Where do you think this Chairman will be in 2 years, 5 years, 10 years? Appointed to the Region or International? It’s clear to us that he got his, now he is done. This is what he is really saying and doing. What he really means is that he doesn’t want to fight, he wants to just quietly fade into the history books with what he has and suggests everyone else follow his lead. Our future is being sold out and these union officials have accepted defeat without a fight. Don’t forget what they told us, “wait and see.”
Autoworkers around the world deserve a raise, not concessions, not to be pitted against each other and not to be bought off.

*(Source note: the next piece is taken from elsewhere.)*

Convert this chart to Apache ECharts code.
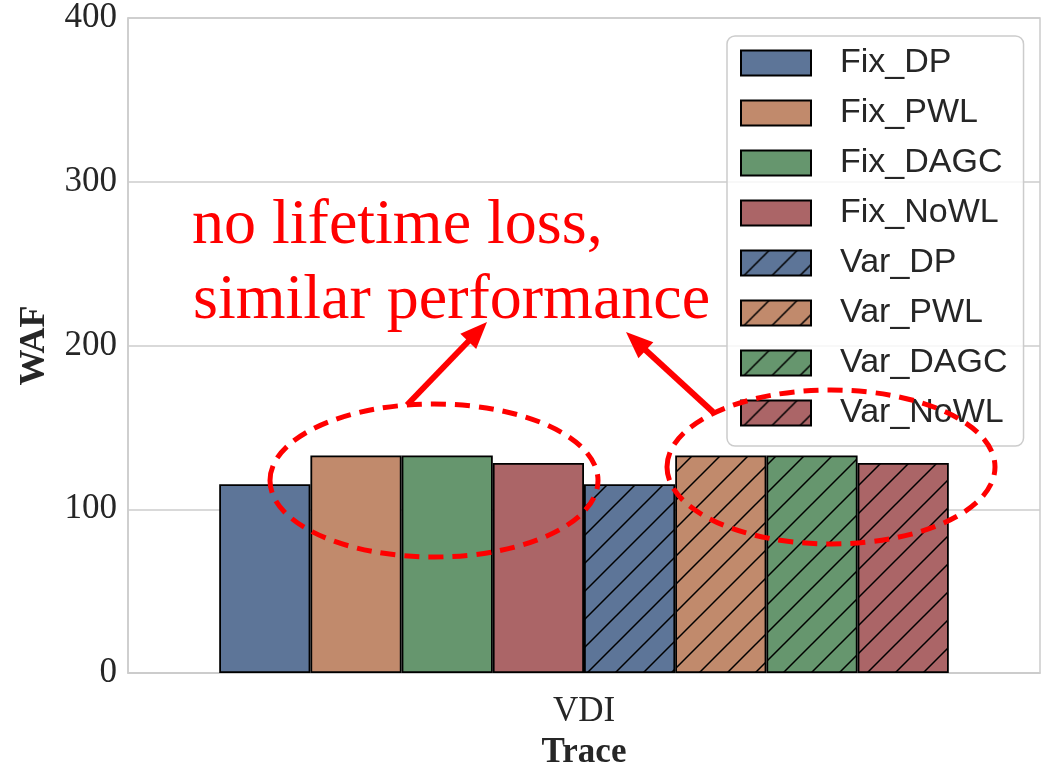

Millions of dollars have been vested into training and skills for American workers who are now being sold out by an Attrition Agreement that the bureaucratic officials of the UAW support. Instead of defending these jobs they are working with management to cut them.
Meanwhile, our factories are being robbed of investment and our profits sent overseas to build billion dollar factories so the company can pit us against workers overseas to drive everyone’s wages down. Remember their slogan “Buy American”? That has worked real well for the membership hasn’t it? Wrong! It has only destroyed our ability to build solidarity with other workers across the world.

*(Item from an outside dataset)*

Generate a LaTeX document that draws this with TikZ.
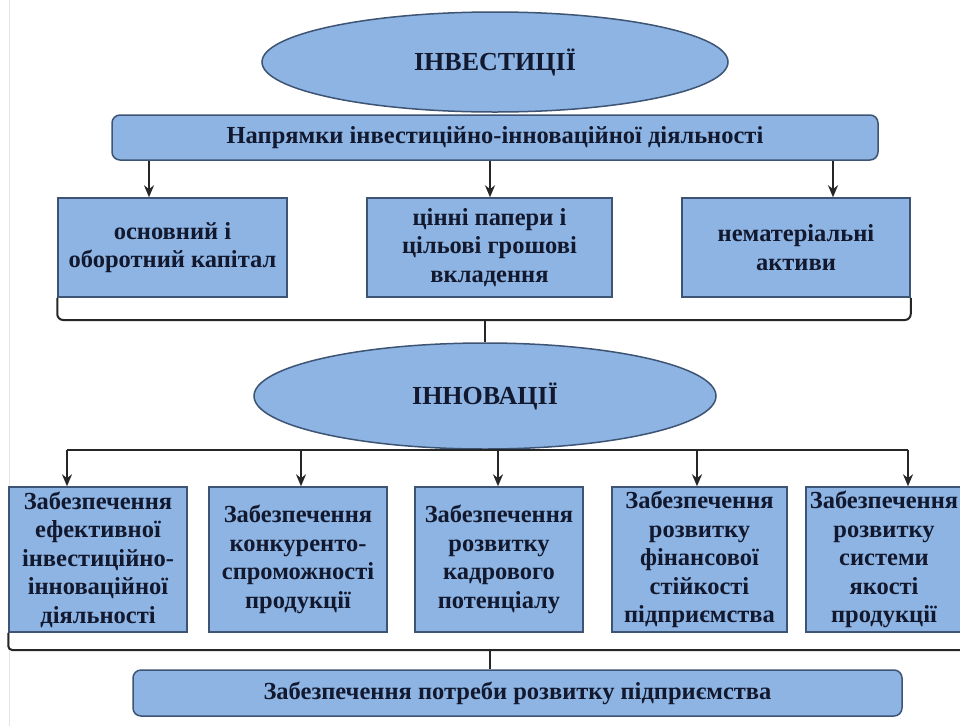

These “buyouts” are simply a way to mitigate membership resistance to concessions and lost jobs. How much is your future worth? Will retirement really mean security for anyone? Not everyone is willing to be bought off and not everyone is even eligible to retire. What happens to those left behind?
The UAW has accepted defeat and is negotiating a peace agreement that will further degrade younger workers. The only way to halt this corporate offensive is through mass direct action of working people. To halt and throw back this corporate offensive the policies of the labor leaders have to be rejected before it is too late. The labor leaders are obviously totally cowed by the corporations and their offensive. In fact our labor leaders collaborate with the bosses offense regularly, as we see with these buyouts. They accept the argument that profits are God and wages and conditions and lives must all be sacrificed to keep them up.
Direct action and solidarity is needed!
The model must be built in the spirit of the great general strikes and mass direct action in Minneapolis, Toledo and San Francisco in 1934, the great sit-down movement in 1936-37 and the great civil rights movement of the 1960s. This is not an end of an era as the corporate mouthpieces like to claim. We must work to rule in the plants, hold mass demonstrations in the streets, engage in mass occupations of the plants. These are what are needed to begin to halt the employers’ attacks, not “buyouts.” These are the roots of the UAW and what the entire labor movement was built on. It was not built by cooperation, selling out or by giving up. Working people should resist and refuse to go back to the poverty of the past. We should fight for what is ours and for what is justly right. This is why we will be protesting Delphi’s CEO who is speaking in Detroit on April 3, 2006. I encourage you to join us.
Such an offensive strategy on the part of all of us in Delphi would inspire and draw the attention of autoworkers and all workers throughout the U.S., union and non-union alike and for the attention of auto workers abroad. This would make possible the building of direct links plant-to-plant, industry wide on an international basis. This would allow for a mass, direct-action, fight-to-win strategy, internationally.
The place to start is to build direct-action, fight-to-win committees in every plant and every local. The union leaders should be doing this but they will not. We must do it ourselves. The addiction to profits and greed must stop ruling our lives. I will not and cannot be bought off. I hope you will stand with me because I’m going to fight for your job with or without you. See you at the protest in Detroit.